The Exponential Fourier Series

Posted on 2024-05-02 Edited on 2024-09-17 In Electrical Engineering Views:

Sources:

B. P. Lathi & Roger Green. (2021). Chapter 3: Signal Representation by Fourier Series. Signal Processing and Linear Systems (2nd ed., pp. 286-301). Oxford University Press.

Exponential Fourier Series

For a signal \(x(t)\) whose Fourier series exists, its trigonometric Fourier series is \[ \color{red} {x(t)= {a_0}+\sum_{n=1}^{\infty} a_n \cos n \omega_0 t+ \sum_{n=1}^{\infty} b_n \sin n \omega_0 t}, \quad t_1<t<t_1+T_0 . \] We know each sinusoid of frequency \(n \omega_0\) can be expressed as a sum of two exponentials \(e^{j n \omega_0 t}\) and \(e^{-j n \omega_0 t}\). This is because \[ \begin{aligned} & \cos \theta=\frac{e^{i \theta}+e^{-i \theta}}{2} \\ & \sin \theta=\frac{e^{i \theta}-e^{-i \theta}}{2 i} \end{aligned} \] Meanwhile, we can show that (see my post) the set of exponentials \(e^{j n \omega_0 t}(n=0, \pm 1, \pm 2, \ldots)\) is complete over any interval of duration \(T_0=2 \pi / \omega_0\).

Thus, a signal \(x(t)\) whose Fourier series exists can be expressed by exponential Fourier Series: \[ \color{pink}{x(t)=\sum_{n=-\infty}^{\infty} D_n e^{j n \omega_0 t} } . \] where \[ \begin{equation} \label{eq_6_19_2} \color{blue} {D_n=\frac{1}{T_0} \int_{T_0} x(t) e^{-j n \omega_0 t} d t} . \end{equation} \]
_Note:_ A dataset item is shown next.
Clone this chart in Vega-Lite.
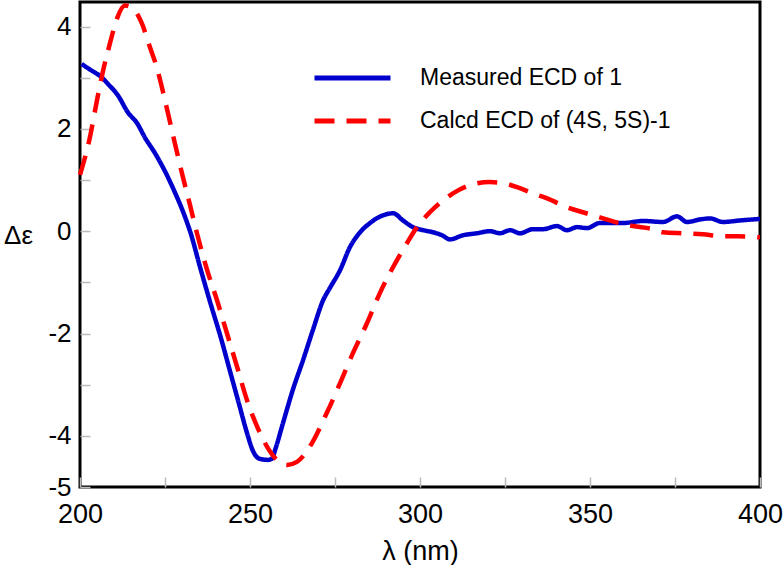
{
  "$schema": "https://vega.github.io/schema/vega-lite/v6.json",
  "width": 680,
  "height": 485,
  "autosize": {"type": "none"},
  "padding": {"left": 80, "top": 2, "right": 23, "bottom": 78},
  "background": "white",
  "config": {
    "view": {"stroke": "black", "strokeWidth": 3},
    "font": "Liberation Sans"
  },
  "datasets": {
    "curves": [
      {"series": "Measured ECD of 1", "wl": 200.5, "de": 3.27},
      {"series": "Measured ECD of 1", "wl": 202, "de": 3.2},
      {"series": "Measured ECD of 1", "wl": 204.4, "de": 3.1},
      {"series": "Measured ECD of 1", "wl": 206, "de": 3.03},
      {"series": "Measured ECD of 1", "wl": 208.2, "de": 2.88},
      {"series": "Measured ECD of 1", "wl": 211.2, "de": 2.65},
      {"series": "Measured ECD of 1", "wl": 214.1, "de": 2.32},
      {"series": "Measured ECD of 1", "wl": 216.8, "de": 2.11},
      {"series": "Measured ECD of 1", "wl": 219.1, "de": 1.83},
      {"series": "Measured ECD of 1", "wl": 222.1, "de": 1.52},
      {"series": "Measured ECD of 1", "wl": 225, "de": 1.17},
      {"series": "Measured ECD of 1", "wl": 227.9, "de": 0.76},
      {"series": "Measured ECD of 1", "wl": 230.6, "de": 0.33},
      {"series": "Measured ECD of 1", "wl": 232.6, "de": -0.05},
      {"series": "Measured ECD of 1", "wl": 235.3, "de": -0.7},
      {"series": "Measured ECD of 1", "wl": 238.2, "de": -1.37},
      {"series": "Measured ECD of 1", "wl": 241.5, "de": -2.1},
      {"series": "Measured ECD of 1", "wl": 244.3, "de": -2.78},
      {"series": "Measured ECD of 1", "wl": 246.7, "de": -3.36},
      {"series": "Measured ECD of 1", "wl": 249.1, "de": -3.94},
      {"series": "Measured ECD of 1", "wl": 250.9, "de": -4.3},
      {"series": "Measured ECD of 1", "wl": 252.9, "de": -4.45},
      {"series": "Measured ECD of 1", "wl": 255.3, "de": -4.47},
      {"series": "Measured ECD of 1", "wl": 256.4, "de": -4.45},
      {"series": "Measured ECD of 1", "wl": 257.5, "de": -4.25},
      {"series": "Measured ECD of 1", "wl": 259.7, "de": -3.75},
      {"series": "Measured ECD of 1", "wl": 262.6, "de": -3.1},
      {"series": "Measured ECD of 1", "wl": 265.6, "de": -2.52},
      {"series": "Measured ECD of 1", "wl": 268.5, "de": -1.93},
      {"series": "Measured ECD of 1", "wl": 271.5, "de": -1.35},
      {"series": "Measured ECD of 1", "wl": 273.5, "de": -1.11},
      {"series": "Measured ECD of 1", "wl": 276.5, "de": -0.76},
      {"series": "Measured ECD of 1", "wl": 279.4, "de": -0.31},
      {"series": "Measured ECD of 1", "wl": 282.4, "de": -0.02},
      {"series": "Measured ECD of 1", "wl": 285.3, "de": 0.16},
      {"series": "Measured ECD of 1", "wl": 289.1, "de": 0.31},
      {"series": "Measured ECD of 1", "wl": 292.1, "de": 0.35},
      {"series": "Measured ECD of 1", "wl": 295, "de": 0.21},
      {"series": "Measured ECD of 1", "wl": 297.9, "de": 0.08},
      {"series": "Measured ECD of 1", "wl": 300.9, "de": 0.02},
      {"series": "Measured ECD of 1", "wl": 303.8, "de": -0.02},
      {"series": "Measured ECD of 1", "wl": 306.5, "de": -0.08},
      {"series": "Measured ECD of 1", "wl": 308.8, "de": -0.16},
      {"series": "Measured ECD of 1", "wl": 312.6, "de": -0.08},
      {"series": "Measured ECD of 1", "wl": 316.8, "de": -0.04},
      {"series": "Measured ECD of 1", "wl": 320.6, "de": 0.0},
      {"series": "Measured ECD of 1", "wl": 323.5, "de": -0.04},
      {"series": "Measured ECD of 1", "wl": 326.5, "de": 0.02},
      {"series": "Measured ECD of 1", "wl": 329.4, "de": -0.04},
      {"series": "Measured ECD of 1", "wl": 333.2, "de": 0.04},
      {"series": "Measured ECD of 1", "wl": 336.2, "de": 0.04},
      {"series": "Measured ECD of 1", "wl": 340.3, "de": 0.1},
      {"series": "Measured ECD of 1", "wl": 343.2, "de": 0.02},
      {"series": "Measured ECD of 1", "wl": 346.2, "de": 0.08},
      {"series": "Measured ECD of 1", "wl": 349.1, "de": 0.06},
      {"series": "Measured ECD of 1", "wl": 352.9, "de": 0.16},
      {"series": "Measured ECD of 1", "wl": 356.8, "de": 0.16},
      {"series": "Measured ECD of 1", "wl": 359.7, "de": 0.16},
      {"series": "Measured ECD of 1", "wl": 365.6, "de": 0.2},
      {"series": "Measured ECD of 1", "wl": 371.5, "de": 0.18},
      {"series": "Measured ECD of 1", "wl": 375.6, "de": 0.29},
      {"series": "Measured ECD of 1", "wl": 378.5, "de": 0.18},
      {"series": "Measured ECD of 1", "wl": 382.4, "de": 0.23},
      {"series": "Measured ECD of 1", "wl": 385.3, "de": 0.25},
      {"series": "Measured ECD of 1", "wl": 389.1, "de": 0.18},
      {"series": "Measured ECD of 1", "wl": 394.1, "de": 0.21},
      {"series": "Measured ECD of 1", "wl": 400, "de": 0.24},
      {"series": "Calcd ECD of (4S, 5S)-1", "wl": 200, "de": 1.1},
      {"series": "Calcd ECD of (4S, 5S)-1", "wl": 202.9, "de": 1.83},
      {"series": "Calcd ECD of (4S, 5S)-1", "wl": 205, "de": 2.56},
      {"series": "Calcd ECD of (4S, 5S)-1", "wl": 206.8, "de": 3.14},
      {"series": "Calcd ECD of (4S, 5S)-1", "wl": 208.8, "de": 3.67},
      {"series": "Calcd ECD of (4S, 5S)-1", "wl": 210.9, "de": 4.16},
      {"series": "Calcd ECD of (4S, 5S)-1", "wl": 213.2, "de": 4.41},
      {"series": "Calcd ECD of (4S, 5S)-1", "wl": 215.6, "de": 4.35},
      {"series": "Calcd ECD of (4S, 5S)-1", "wl": 218.2, "de": 4.06},
      {"series": "Calcd ECD of (4S, 5S)-1", "wl": 220.6, "de": 3.59},
      {"series": "Calcd ECD of (4S, 5S)-1", "wl": 222.6, "de": 3.2},
      {"series": "Calcd ECD of (4S, 5S)-1", "wl": 224.1, "de": 2.81},
      {"series": "Calcd ECD of (4S, 5S)-1", "wl": 225.9, "de": 2.3},
      {"series": "Calcd ECD of (4S, 5S)-1", "wl": 227.9, "de": 1.72},
      {"series": "Calcd ECD of (4S, 5S)-1", "wl": 230, "de": 1.13},
      {"series": "Calcd ECD of (4S, 5S)-1", "wl": 232.4, "de": 0.5},
      {"series": "Calcd ECD of (4S, 5S)-1", "wl": 234.4, "de": -0.04},
      {"series": "Calcd ECD of (4S, 5S)-1", "wl": 237.4, "de": -0.76},
      {"series": "Calcd ECD of (4S, 5S)-1", "wl": 240.3, "de": -1.35},
      {"series": "Calcd ECD of (4S, 5S)-1", "wl": 243.2, "de": -1.99},
      {"series": "Calcd ECD of (4S, 5S)-1", "wl": 246.2, "de": -2.65},
      {"series": "Calcd ECD of (4S, 5S)-1", "wl": 249.1, "de": -3.3},
      {"series": "Calcd ECD of (4S, 5S)-1", "wl": 252.1, "de": -3.82},
      {"series": "Calcd ECD of (4S, 5S)-1", "wl": 255, "de": -4.21},
      {"series": "Calcd ECD of (4S, 5S)-1", "wl": 257.9, "de": -4.47},
      {"series": "Calcd ECD of (4S, 5S)-1", "wl": 260.9, "de": -4.57},
      {"series": "Calcd ECD of (4S, 5S)-1", "wl": 263.8, "de": -4.51},
      {"series": "Calcd ECD of (4S, 5S)-1", "wl": 267.6, "de": -4.21},
      {"series": "Calcd ECD of (4S, 5S)-1", "wl": 272.6, "de": -3.55},
      {"series": "Calcd ECD of (4S, 5S)-1", "wl": 276.5, "de": -2.97},
      {"series": "Calcd ECD of (4S, 5S)-1", "wl": 280.3, "de": -2.38},
      {"series": "Calcd ECD of (4S, 5S)-1", "wl": 284.4, "de": -1.8},
      {"series": "Calcd ECD of (4S, 5S)-1", "wl": 288.2, "de": -1.21},
      {"series": "Calcd ECD of (4S, 5S)-1", "wl": 292.1, "de": -0.7},
      {"series": "Calcd ECD of (4S, 5S)-1", "wl": 296.2, "de": -0.23},
      {"series": "Calcd ECD of (4S, 5S)-1", "wl": 299.1, "de": 0.08},
      {"series": "Calcd ECD of (4S, 5S)-1", "wl": 302.9, "de": 0.37},
      {"series": "Calcd ECD of (4S, 5S)-1", "wl": 306.8, "de": 0.6},
      {"series": "Calcd ECD of (4S, 5S)-1", "wl": 309.7, "de": 0.74},
      {"series": "Calcd ECD of (4S, 5S)-1", "wl": 314.7, "de": 0.9},
      {"series": "Calcd ECD of (4S, 5S)-1", "wl": 320.6, "de": 0.96},
      {"series": "Calcd ECD of (4S, 5S)-1", "wl": 324.4, "de": 0.94},
      {"series": "Calcd ECD of (4S, 5S)-1", "wl": 329.4, "de": 0.84},
      {"series": "Calcd ECD of (4S, 5S)-1", "wl": 333.2, "de": 0.74},
      {"series": "Calcd ECD of (4S, 5S)-1", "wl": 337.4, "de": 0.64},
      {"series": "Calcd ECD of (4S, 5S)-1", "wl": 343.2, "de": 0.47},
      {"series": "Calcd ECD of (4S, 5S)-1", "wl": 347.9, "de": 0.37},
      {"series": "Calcd ECD of (4S, 5S)-1", "wl": 352.9, "de": 0.27},
      {"series": "Calcd ECD of (4S, 5S)-1", "wl": 357.9, "de": 0.17},
      {"series": "Calcd ECD of (4S, 5S)-1", "wl": 362.6, "de": 0.1},
      {"series": "Calcd ECD of (4S, 5S)-1", "wl": 368.5, "de": 0.04},
      {"series": "Calcd ECD of (4S, 5S)-1", "wl": 371.5, "de": -0.02},
      {"series": "Calcd ECD of (4S, 5S)-1", "wl": 377.4, "de": -0.04},
      {"series": "Calcd ECD of (4S, 5S)-1", "wl": 383.2, "de": -0.06},
      {"series": "Calcd ECD of (4S, 5S)-1", "wl": 389.1, "de": -0.1},
      {"series": "Calcd ECD of (4S, 5S)-1", "wl": 393.2, "de": -0.1},
      {"series": "Calcd ECD of (4S, 5S)-1", "wl": 400, "de": -0.12}
    ]
  },
  "layer": [
    {
      "mark": {"type": "rule", "color": "#888888", "strokeWidth": 1.5, "strokeDash": [6, 4]},
      "encoding": {"y": {"datum": 0, "type": "quantitative", "scale": {"domain": [-5, 4.48], "nice": false, "zero": false}}}
    },
    {
      "data": {"name": "curves"},
      "mark": {"type": "line", "strokeWidth": 4.5, "interpolate": "monotone"},
      "encoding": {
        "x": {
          "field": "wl", "type": "quantitative",
          "scale": {"domain": [200, 400], "nice": false, "zero": false},
          "axis": {
            "title": "λ (nm)", "titleFontSize": 27, "titleFontWeight": "normal", "titleColor": "black",
            "titleFont": "Liberation Sans", "titleBaseline": "middle", "titleY": 64,
            "values": [200, 225, 250, 275, 300, 325, 350, 375, 400],
            "labelExpr": "datum.value % 50 == 0 ? datum.label : ''",
            "labelFontSize": 27, "labelColor": "black", "labelFont": "Liberation Sans",
            "labelPadding": 24, "labelFlush": false, "labelOverlap": false,
            "tickSize": -10, "tickColor": "#bbbbbb", "tickWidth": 1.5,
            "domain": false, "grid": false
          }
        },
        "y": {
          "field": "de", "type": "quantitative",
          "scale": {"domain": [-5, 4.48], "nice": false, "zero": false},
          "axis": {
            "title": "Δε", "titleAngle": 0, "titleFontSize": 26, "titleFontWeight": "normal", "titleColor": "black",
            "titleFont": "Liberation Sans", "titleAlign": "center", "titleBaseline": "middle",
            "titleX": -62, "titleY": 233,
            "values": [-5, -4, -3, -2, -1, 0, 1, 2, 3, 4],
            "labelExpr": "(datum.value % 2 == 0 || datum.value == -5) ? replace(datum.label, '−', '-') : ''",
            "labelFontSize": 26, "labelColor": "black", "labelFont": "Liberation Sans",
            "labelPadding": 19, "labelFlush": false, "labelOverlap": false,
            "tickSize": -10, "tickColor": "#bbbbbb", "tickWidth": 1.5,
            "domain": false, "grid": false
          }
        },
        "color": {
          "field": "series", "type": "nominal",
          "scale": {"domain": ["Measured ECD of 1", "Calcd ECD of (4S, 5S)-1"], "range": ["#0000cc", "#ff0000"]},
          "legend": {
            "title": null, "orient": "none", "legendX": 232, "legendY": 66,
            "symbolType": "stroke", "symbolSize": 5776, "symbolStrokeWidth": 5,
            "labelFontSize": 23, "labelColor": "black", "labelFont": "Liberation Sans",
            "labelOffset": 27, "clipHeight": 20, "rowPadding": 20, "padding": 0, "labelLimit": 400
          }
        },
        "strokeDash": {
          "field": "series", "type": "nominal",
          "scale": {"domain": ["Measured ECD of 1", "Calcd ECD of (4S, 5S)-1"], "range": [[1, 0], [20, 12]]},
          "legend": {
            "title": null, "orient": "none", "legendX": 232, "legendY": 66,
            "symbolType": "stroke", "symbolSize": 5776, "symbolStrokeWidth": 5,
            "labelFontSize": 23, "labelColor": "black", "labelFont": "Liberation Sans",
            "labelOffset": 27, "clipHeight": 20, "rowPadding": 20, "padding": 0, "labelLimit": 400
          }
        }
      }
    }
  ]
}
Note that \(n\) is an integer and \(-\infty < n < \infty\).

Derivation of the coefficients \(D_n\)

To derive the coefficients \(D_n\), we multiply both sides of this equation by \(e^{-j m \omega_0 t}\) ( \(m\) integer) and integrate over one period. This yields \[ \int_{T_0} x(t) e^{-j m \omega_0 t} d t=\sum_{n=-\infty}^{\infty} D_n \int_{T_0} e^{j(n-m) \omega_0 t} d t \]

To simplify this expression, we use the orthogonality property of exponentials, which states that \[ \int_{T_0} e^{j n \omega_0 t} e^{-j m \omega_0 t} d t= \begin{cases}0 & m \neq n \\ T_0 & m=n\end{cases} \]

Thus, \[ \int_{T_0} x(t) e^{-j m \omega_0 t} d t= D_m\int_{T_0} e^{0} d t = D_m T_0 \] from which we obtain \[ D_m=\frac{1}{T_0} \int_{T_0} x(t) e^{-j m \omega_0 t} d t . \]

We can now relate \(D_n\) to trigonometric series coefficients \(a_n\) and \(b_n\). Setting \(n=0\) in \(\eqref{eq_6_19_2}\), we obtain \[ D_0= \frac{1}{T_0} \int_{T_0} x(t) d t = a_0 \]

Moreover, for \(n \neq 0\), \[ D_n= \frac{1}{T_0} \int_{T_0} x(t) e^{-j n \omega_0 t} d t = \frac{1}{T_0} \int_{T_0} x(t) \cos n \omega_0 t d t-\frac{j}{T_0} \int_{T_0} x(t) \sin n \omega_0 t d t=\frac{1}{2}\left(a_n-j b_n\right) \] and \[ D_{-n}=\frac{1}{T_0} \int_{T_0} x(t) \cos n \omega_0 t d t+\frac{j}{T_0} \int_{T_0} x(t) \sin n \omega_0 t d t=\frac{1}{2}\left(a_n+j b_n\right) \]

These results are valid for general \(x(t)\), real or complex.

Real signal case

When \(x(t)\) is real, \(a_n\) and \(b_n\) are real, and \(D_n=\frac{1}{2}\left(a_n-j b_n\right)\) and \(D_{-n}=\frac{1}{2}\left(a_n+j b_n\right)\) are conjugates: \[ D_{-n}=D_n^* , \]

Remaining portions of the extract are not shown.